Cooling towers can use several power transmission technologies, including a gear drive, belt drive, direct drive, and electronically commutated (EC) drive. Each has advantages and disadvantages. The proper selection strikes an appropriate balance of initial cost versus operating costs.
Gear Drives: Moderate Initial Costs, Low Lifetime Operating Costs
The gear drive, which has been used to transmit power for decades, relies on internal gearing that meshes to transmit power.
In a cooling tower application, a gear drive reduces the high-speed power from the motor to the lower speed required to power the fan. The induction motor is relatively small because the gearbox multiplies torque.
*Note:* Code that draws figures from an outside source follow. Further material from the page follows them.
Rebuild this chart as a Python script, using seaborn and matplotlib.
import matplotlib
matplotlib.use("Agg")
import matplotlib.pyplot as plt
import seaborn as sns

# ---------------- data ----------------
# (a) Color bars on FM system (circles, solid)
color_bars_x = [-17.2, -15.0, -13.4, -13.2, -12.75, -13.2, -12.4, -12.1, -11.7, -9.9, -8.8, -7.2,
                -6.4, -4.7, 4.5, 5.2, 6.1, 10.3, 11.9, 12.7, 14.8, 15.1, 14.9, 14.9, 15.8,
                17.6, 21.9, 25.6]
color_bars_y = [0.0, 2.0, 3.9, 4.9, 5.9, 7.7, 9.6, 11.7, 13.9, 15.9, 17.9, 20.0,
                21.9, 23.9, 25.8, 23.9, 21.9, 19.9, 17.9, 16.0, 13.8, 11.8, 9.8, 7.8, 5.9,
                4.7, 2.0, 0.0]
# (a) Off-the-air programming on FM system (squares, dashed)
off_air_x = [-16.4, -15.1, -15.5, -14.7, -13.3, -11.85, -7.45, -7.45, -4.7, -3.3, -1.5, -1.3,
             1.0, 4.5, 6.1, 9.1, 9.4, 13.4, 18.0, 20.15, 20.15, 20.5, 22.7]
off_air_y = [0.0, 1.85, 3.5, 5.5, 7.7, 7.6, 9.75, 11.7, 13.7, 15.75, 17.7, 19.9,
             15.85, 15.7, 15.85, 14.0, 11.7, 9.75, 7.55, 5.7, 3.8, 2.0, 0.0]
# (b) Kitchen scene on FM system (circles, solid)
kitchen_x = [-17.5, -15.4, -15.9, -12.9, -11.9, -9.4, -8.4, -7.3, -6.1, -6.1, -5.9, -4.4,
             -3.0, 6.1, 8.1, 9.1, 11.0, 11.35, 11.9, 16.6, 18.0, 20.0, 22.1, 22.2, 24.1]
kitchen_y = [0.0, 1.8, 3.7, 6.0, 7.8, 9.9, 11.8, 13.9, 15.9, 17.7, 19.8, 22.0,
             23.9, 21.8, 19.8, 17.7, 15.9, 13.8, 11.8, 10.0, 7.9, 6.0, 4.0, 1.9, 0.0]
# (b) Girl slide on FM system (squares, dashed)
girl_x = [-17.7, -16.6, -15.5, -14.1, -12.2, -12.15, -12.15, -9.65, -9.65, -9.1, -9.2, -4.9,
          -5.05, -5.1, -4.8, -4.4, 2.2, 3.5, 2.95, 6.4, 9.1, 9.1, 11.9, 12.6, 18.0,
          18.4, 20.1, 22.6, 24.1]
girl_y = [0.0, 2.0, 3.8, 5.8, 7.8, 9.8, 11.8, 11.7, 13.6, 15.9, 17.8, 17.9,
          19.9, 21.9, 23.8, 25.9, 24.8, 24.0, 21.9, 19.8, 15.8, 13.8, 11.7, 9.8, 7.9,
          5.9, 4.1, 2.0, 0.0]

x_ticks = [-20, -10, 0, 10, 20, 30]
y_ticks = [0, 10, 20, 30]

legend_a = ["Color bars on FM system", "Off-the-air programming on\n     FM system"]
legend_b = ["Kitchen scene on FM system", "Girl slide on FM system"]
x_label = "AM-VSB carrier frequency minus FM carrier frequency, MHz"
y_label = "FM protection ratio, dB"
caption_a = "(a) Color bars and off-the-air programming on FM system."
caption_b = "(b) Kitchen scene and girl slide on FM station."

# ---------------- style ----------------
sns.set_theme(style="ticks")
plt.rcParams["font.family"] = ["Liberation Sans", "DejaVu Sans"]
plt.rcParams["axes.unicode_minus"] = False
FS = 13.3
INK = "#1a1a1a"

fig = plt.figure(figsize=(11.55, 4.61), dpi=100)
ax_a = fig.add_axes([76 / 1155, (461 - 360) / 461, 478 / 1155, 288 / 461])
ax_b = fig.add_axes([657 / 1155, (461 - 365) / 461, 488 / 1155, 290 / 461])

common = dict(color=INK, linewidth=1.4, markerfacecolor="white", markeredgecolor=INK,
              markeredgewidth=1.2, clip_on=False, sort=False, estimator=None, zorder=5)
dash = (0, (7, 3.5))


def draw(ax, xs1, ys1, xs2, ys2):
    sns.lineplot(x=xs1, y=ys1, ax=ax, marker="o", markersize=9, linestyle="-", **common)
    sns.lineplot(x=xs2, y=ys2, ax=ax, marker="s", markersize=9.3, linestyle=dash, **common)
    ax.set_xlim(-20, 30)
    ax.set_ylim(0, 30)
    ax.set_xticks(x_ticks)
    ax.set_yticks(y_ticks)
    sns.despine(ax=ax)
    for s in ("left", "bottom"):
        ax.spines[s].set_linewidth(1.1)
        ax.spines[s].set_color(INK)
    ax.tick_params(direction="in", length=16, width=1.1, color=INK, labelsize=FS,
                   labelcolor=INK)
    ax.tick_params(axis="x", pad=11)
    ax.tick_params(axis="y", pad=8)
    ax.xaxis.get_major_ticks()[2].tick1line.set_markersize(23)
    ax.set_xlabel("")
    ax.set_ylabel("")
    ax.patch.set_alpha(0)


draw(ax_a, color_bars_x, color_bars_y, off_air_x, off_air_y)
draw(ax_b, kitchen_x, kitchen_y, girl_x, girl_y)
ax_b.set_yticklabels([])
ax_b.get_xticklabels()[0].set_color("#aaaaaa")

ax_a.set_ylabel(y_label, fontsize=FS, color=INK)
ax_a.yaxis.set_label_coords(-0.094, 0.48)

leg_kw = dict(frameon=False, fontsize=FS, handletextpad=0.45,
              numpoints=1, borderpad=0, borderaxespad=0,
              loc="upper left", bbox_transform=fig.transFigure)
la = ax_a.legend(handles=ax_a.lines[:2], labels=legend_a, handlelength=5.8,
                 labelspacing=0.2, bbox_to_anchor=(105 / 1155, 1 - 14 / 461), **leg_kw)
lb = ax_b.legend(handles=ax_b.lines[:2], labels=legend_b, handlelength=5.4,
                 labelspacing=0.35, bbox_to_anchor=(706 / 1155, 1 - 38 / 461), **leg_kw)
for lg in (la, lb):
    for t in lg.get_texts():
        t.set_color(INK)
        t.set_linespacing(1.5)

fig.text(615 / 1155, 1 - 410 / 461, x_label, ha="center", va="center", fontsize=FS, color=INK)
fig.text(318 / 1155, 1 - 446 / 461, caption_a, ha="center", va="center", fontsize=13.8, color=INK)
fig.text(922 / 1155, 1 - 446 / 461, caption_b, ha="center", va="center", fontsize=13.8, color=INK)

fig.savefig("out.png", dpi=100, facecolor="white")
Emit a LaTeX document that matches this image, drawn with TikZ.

Gear drives are effective at all cooling tower power levels. Their thick, casted shells housing the gear teeth and oil bath can withstand the high heat and humidity inside the cooling tower. Gearboxes require additional “no load” power to overcome the friction of internal components and oil viscosity. Net efficiency of the gearbox varies per application, but is generally near 96%.
The gear drive requires little maintenance. For example, some gearboxes using synthetic oil do not require an oil change for five years, but cooling tower owners and service contractors should be diligent about inspecting for potential leaks. Another positive feature of the gear drive is that it runs off direct online power. A variable frequency drive (VFD) is not required, but may be included for added motor speed control and energy use benefits.